◆ **Stated exercise**
Repeat the whole listing exactly.

◆ **Data provided**

• • •

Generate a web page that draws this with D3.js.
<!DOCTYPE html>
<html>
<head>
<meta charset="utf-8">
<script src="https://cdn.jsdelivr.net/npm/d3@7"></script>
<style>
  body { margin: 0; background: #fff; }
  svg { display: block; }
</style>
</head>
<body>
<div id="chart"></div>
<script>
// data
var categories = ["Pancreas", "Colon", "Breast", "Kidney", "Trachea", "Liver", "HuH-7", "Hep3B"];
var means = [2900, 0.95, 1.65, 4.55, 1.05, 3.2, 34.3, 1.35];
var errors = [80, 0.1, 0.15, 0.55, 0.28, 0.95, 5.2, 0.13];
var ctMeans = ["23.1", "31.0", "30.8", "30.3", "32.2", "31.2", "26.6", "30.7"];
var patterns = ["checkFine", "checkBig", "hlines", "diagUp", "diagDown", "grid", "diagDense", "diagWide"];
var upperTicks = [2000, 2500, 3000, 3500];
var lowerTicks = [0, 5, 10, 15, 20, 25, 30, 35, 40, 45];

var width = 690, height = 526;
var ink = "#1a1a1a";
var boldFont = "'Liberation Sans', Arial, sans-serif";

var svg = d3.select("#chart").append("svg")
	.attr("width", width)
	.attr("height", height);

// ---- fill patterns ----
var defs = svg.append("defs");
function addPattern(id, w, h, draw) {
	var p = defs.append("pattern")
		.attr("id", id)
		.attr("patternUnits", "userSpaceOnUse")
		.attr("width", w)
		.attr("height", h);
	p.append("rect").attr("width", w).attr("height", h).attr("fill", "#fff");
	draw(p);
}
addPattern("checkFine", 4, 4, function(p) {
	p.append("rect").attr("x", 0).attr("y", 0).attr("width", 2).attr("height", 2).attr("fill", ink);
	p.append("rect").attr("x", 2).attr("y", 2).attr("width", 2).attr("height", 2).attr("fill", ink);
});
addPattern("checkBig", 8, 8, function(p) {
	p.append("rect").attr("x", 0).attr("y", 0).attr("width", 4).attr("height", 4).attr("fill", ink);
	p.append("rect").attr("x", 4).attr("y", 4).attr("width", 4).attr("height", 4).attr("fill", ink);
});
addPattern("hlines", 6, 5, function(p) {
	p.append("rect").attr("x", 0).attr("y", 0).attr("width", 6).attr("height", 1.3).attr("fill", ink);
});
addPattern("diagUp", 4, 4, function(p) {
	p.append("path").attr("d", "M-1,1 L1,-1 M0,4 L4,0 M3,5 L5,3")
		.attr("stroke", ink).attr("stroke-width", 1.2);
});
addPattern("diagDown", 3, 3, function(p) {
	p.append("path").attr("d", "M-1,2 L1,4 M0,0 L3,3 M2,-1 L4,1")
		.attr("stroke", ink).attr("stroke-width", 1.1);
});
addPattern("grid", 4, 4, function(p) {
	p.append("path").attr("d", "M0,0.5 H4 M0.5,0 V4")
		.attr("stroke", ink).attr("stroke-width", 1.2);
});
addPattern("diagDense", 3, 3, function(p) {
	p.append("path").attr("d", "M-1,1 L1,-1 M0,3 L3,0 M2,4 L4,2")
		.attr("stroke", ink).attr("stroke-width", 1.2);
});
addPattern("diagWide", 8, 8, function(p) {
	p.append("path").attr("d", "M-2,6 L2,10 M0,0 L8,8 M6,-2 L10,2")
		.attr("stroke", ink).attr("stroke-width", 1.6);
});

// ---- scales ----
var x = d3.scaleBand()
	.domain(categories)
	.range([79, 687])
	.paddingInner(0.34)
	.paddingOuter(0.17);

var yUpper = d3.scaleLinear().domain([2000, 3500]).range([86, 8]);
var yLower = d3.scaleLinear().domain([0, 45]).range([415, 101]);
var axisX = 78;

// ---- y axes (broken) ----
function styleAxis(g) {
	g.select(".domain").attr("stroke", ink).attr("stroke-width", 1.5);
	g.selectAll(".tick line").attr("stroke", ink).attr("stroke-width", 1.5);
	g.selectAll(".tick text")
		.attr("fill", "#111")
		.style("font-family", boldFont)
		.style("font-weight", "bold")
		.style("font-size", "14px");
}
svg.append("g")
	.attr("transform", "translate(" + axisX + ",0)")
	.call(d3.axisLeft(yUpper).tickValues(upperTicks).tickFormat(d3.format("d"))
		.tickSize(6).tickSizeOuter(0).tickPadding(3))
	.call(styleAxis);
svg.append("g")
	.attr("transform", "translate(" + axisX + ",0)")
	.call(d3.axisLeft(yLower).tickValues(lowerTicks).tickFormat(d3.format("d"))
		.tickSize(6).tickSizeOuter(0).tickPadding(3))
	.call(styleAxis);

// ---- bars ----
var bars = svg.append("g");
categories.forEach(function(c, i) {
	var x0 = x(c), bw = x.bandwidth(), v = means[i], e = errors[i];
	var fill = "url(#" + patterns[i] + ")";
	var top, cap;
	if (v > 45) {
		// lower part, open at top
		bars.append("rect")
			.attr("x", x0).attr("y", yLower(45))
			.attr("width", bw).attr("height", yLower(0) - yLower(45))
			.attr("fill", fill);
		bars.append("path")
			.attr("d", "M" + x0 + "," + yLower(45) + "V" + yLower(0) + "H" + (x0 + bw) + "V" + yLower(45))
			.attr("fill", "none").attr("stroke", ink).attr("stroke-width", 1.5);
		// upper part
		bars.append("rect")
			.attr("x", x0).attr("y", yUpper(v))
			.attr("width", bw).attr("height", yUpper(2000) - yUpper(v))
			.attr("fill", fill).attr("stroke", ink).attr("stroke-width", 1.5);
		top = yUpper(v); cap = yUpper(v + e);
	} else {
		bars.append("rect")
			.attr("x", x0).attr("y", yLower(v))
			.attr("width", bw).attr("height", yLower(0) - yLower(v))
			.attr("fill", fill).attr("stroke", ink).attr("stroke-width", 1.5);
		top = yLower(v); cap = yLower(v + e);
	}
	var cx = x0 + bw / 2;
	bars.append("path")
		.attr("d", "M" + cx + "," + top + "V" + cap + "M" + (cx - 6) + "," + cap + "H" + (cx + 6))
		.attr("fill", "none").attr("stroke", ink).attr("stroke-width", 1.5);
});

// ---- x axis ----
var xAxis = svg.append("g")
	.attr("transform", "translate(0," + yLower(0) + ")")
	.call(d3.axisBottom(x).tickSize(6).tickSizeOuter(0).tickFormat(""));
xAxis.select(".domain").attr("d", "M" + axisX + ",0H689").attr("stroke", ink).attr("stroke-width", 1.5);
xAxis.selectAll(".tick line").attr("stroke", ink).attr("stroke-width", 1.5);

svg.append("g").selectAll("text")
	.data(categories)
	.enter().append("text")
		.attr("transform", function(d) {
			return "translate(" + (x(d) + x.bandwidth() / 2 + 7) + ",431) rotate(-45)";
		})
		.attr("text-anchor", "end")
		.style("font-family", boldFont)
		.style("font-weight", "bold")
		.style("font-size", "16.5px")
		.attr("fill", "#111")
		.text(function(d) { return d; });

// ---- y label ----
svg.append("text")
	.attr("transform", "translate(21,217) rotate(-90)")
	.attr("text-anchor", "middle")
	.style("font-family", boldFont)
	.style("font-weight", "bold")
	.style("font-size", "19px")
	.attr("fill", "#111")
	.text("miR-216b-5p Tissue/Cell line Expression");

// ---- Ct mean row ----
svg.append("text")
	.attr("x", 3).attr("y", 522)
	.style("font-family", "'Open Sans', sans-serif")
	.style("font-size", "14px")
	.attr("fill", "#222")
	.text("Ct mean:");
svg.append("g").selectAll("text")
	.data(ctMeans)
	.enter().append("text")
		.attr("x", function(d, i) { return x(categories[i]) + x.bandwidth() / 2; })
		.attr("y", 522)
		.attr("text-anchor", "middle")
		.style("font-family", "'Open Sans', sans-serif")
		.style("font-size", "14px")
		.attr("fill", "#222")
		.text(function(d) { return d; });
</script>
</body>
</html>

• • •

◆ **Expected answer**
Generate a web page that draws this with D3.js.
<!DOCTYPE html>
<html>
<head>
<meta charset="utf-8">
<script src="https://cdn.jsdelivr.net/npm/d3@7"></script>
<style>
  body { margin: 0; background: #fff; }
  svg { display: block; }
</style>
</head>
<body>
<div id="chart"></div>
<script>
// data
var categories = ["Pancreas", "Colon", "Breast", "Kidney", "Trachea", "Liver", "HuH-7", "Hep3B"];
var means = [2900, 0.95, 1.65, 4.55, 1.05, 3.2, 34.3, 1.35];
var errors = [80, 0.1, 0.15, 0.55, 0.28, 0.95, 5.2, 0.13];
var ctMeans = ["23.1", "31.0", "30.8", "30.3", "32.2", "31.2", "26.6", "30.7"];
var patterns = ["checkFine", "checkBig", "hlines", "diagUp", "diagDown", "grid", "diagDense", "diagWide"];
var upperTicks = [2000, 2500, 3000, 3500];
var lowerTicks = [0, 5, 10, 15, 20, 25, 30, 35, 40, 45];

var width = 690, height = 526;
var ink = "#1a1a1a";
var boldFont = "'Liberation Sans', Arial, sans-serif";

var svg = d3.select("#chart").append("svg")
	.attr("width", width)
	.attr("height", height);

// ---- fill patterns ----
var defs = svg.append("defs");
function addPattern(id, w, h, draw) {
	var p = defs.append("pattern")
		.attr("id", id)
		.attr("patternUnits", "userSpaceOnUse")
		.attr("width", w)
		.attr("height", h);
	p.append("rect").attr("width", w).attr("height", h).attr("fill", "#fff");
	draw(p);
}
addPattern("checkFine", 4, 4, function(p) {
	p.append("rect").attr("x", 0).attr("y", 0).attr("width", 2).attr("height", 2).attr("fill", ink);
	p.append("rect").attr("x", 2).attr("y", 2).attr("width", 2).attr("height", 2).attr("fill", ink);
});
addPattern("checkBig", 8, 8, function(p) {
	p.append("rect").attr("x", 0).attr("y", 0).attr("width", 4).attr("height", 4).attr("fill", ink);
	p.append("rect").attr("x", 4).attr("y", 4).attr("width", 4).attr("height", 4).attr("fill", ink);
});
addPattern("hlines", 6, 5, function(p) {
	p.append("rect").attr("x", 0).attr("y", 0).attr("width", 6).attr("height", 1.3).attr("fill", ink);
});
addPattern("diagUp", 4, 4, function(p) {
	p.append("path").attr("d", "M-1,1 L1,-1 M0,4 L4,0 M3,5 L5,3")
		.attr("stroke", ink).attr("stroke-width", 1.2);
});
addPattern("diagDown", 3, 3, function(p) {
	p.append("path").attr("d", "M-1,2 L1,4 M0,0 L3,3 M2,-1 L4,1")
		.attr("stroke", ink).attr("stroke-width", 1.1);
});
addPattern("grid", 4, 4, function(p) {
	p.append("path").attr("d", "M0,0.5 H4 M0.5,0 V4")
		.attr("stroke", ink).attr("stroke-width", 1.2);
});
addPattern("diagDense", 3, 3, function(p) {
	p.append("path").attr("d", "M-1,1 L1,-1 M0,3 L3,0 M2,4 L4,2")
		.attr("stroke", ink).attr("stroke-width", 1.2);
});
addPattern("diagWide", 8, 8, function(p) {
	p.append("path").attr("d", "M-2,6 L2,10 M0,0 L8,8 M6,-2 L10,2")
		.attr("stroke", ink).attr("stroke-width", 1.6);
});

// ---- scales ----
var x = d3.scaleBand()
	.domain(categories)
	.range([79, 687])
	.paddingInner(0.34)
	.paddingOuter(0.17);

var yUpper = d3.scaleLinear().domain([2000, 3500]).range([86, 8]);
var yLower = d3.scaleLinear().domain([0, 45]).range([415, 101]);
var axisX = 78;

// ---- y axes (broken) ----
function styleAxis(g) {
	g.select(".domain").attr("stroke", ink).attr("stroke-width", 1.5);
	g.selectAll(".tick line").attr("stroke", ink).attr("stroke-width", 1.5);
	g.selectAll(".tick text")
		.attr("fill", "#111")
		.style("font-family", boldFont)
		.style("font-weight", "bold")
		.style("font-size", "14px");
}
svg.append("g")
	.attr("transform", "translate(" + axisX + ",0)")
	.call(d3.axisLeft(yUpper).tickValues(upperTicks).tickFormat(d3.format("d"))
		.tickSize(6).tickSizeOuter(0).tickPadding(3))
	.call(styleAxis);
svg.append("g")
	.attr("transform", "translate(" + axisX + ",0)")
	.call(d3.axisLeft(yLower).tickValues(lowerTicks).tickFormat(d3.format("d"))
		.tickSize(6).tickSizeOuter(0).tickPadding(3))
	.call(styleAxis);

// ---- bars ----
var bars = svg.append("g");
categories.forEach(function(c, i) {
	var x0 = x(c), bw = x.bandwidth(), v = means[i], e = errors[i];
	var fill = "url(#" + patterns[i] + ")";
	var top, cap;
	if (v > 45) {
		// lower part, open at top
		bars.append("rect")
			.attr("x", x0).attr("y", yLower(45))
			.attr("width", bw).attr("height", yLower(0) - yLower(45))
			.attr("fill", fill);
		bars.append("path")
			.attr("d", "M" + x0 + "," + yLower(45) + "V" + yLower(0) + "H" + (x0 + bw) + "V" + yLower(45))
			.attr("fill", "none").attr("stroke", ink).attr("stroke-width", 1.5);
		// upper part
		bars.append("rect")
			.attr("x", x0).attr("y", yUpper(v))
			.attr("width", bw).attr("height", yUpper(2000) - yUpper(v))
			.attr("fill", fill).attr("stroke", ink).attr("stroke-width", 1.5);
		top = yUpper(v); cap = yUpper(v + e);
	} else {
		bars.append("rect")
			.attr("x", x0).attr("y", yLower(v))
			.attr("width", bw).attr("height", yLower(0) - yLower(v))
			.attr("fill", fill).attr("stroke", ink).attr("stroke-width", 1.5);
		top = yLower(v); cap = yLower(v + e);
	}
	var cx = x0 + bw / 2;
	bars.append("path")
		.attr("d", "M" + cx + "," + top + "V" + cap + "M" + (cx - 6) + "," + cap + "H" + (cx + 6))
		.attr("fill", "none").attr("stroke", ink).attr("stroke-width", 1.5);
});

// ---- x axis ----
var xAxis = svg.append("g")
	.attr("transform", "translate(0," + yLower(0) + ")")
	.call(d3.axisBottom(x).tickSize(6).tickSizeOuter(0).tickFormat(""));
xAxis.select(".domain").attr("d", "M" + axisX + ",0H689").attr("stroke", ink).attr("stroke-width", 1.5);
xAxis.selectAll(".tick line").attr("stroke", ink).attr("stroke-width", 1.5);

svg.append("g").selectAll("text")
	.data(categories)
	.enter().append("text")
		.attr("transform", function(d) {
			return "translate(" + (x(d) + x.bandwidth() / 2 + 7) + ",431) rotate(-45)";
		})
		.attr("text-anchor", "end")
		.style("font-family", boldFont)
		.style("font-weight", "bold")
		.style("font-size", "16.5px")
		.attr("fill", "#111")
		.text(function(d) { return d; });

// ---- y label ----
svg.append("text")
	.attr("transform", "translate(21,217) rotate(-90)")
	.attr("text-anchor", "middle")
	.style("font-family", boldFont)
	.style("font-weight", "bold")
	.style("font-size", "19px")
	.attr("fill", "#111")
	.text("miR-216b-5p Tissue/Cell line Expression");

// ---- Ct mean row ----
svg.append("text")
	.attr("x", 3).attr("y", 522)
	.style("font-family", "'Open Sans', sans-serif")
	.style("font-size", "14px")
	.attr("fill", "#222")
	.text("Ct mean:");
svg.append("g").selectAll("text")
	.data(ctMeans)
	.enter().append("text")
		.attr("x", function(d, i) { return x(categories[i]) + x.bandwidth() / 2; })
		.attr("y", 522)
		.attr("text-anchor", "middle")
		.style("font-family", "'Open Sans', sans-serif")
		.style("font-size", "14px")
		.attr("fill", "#222")
		.text(function(d) { return d; });
</script>
</body>
</html>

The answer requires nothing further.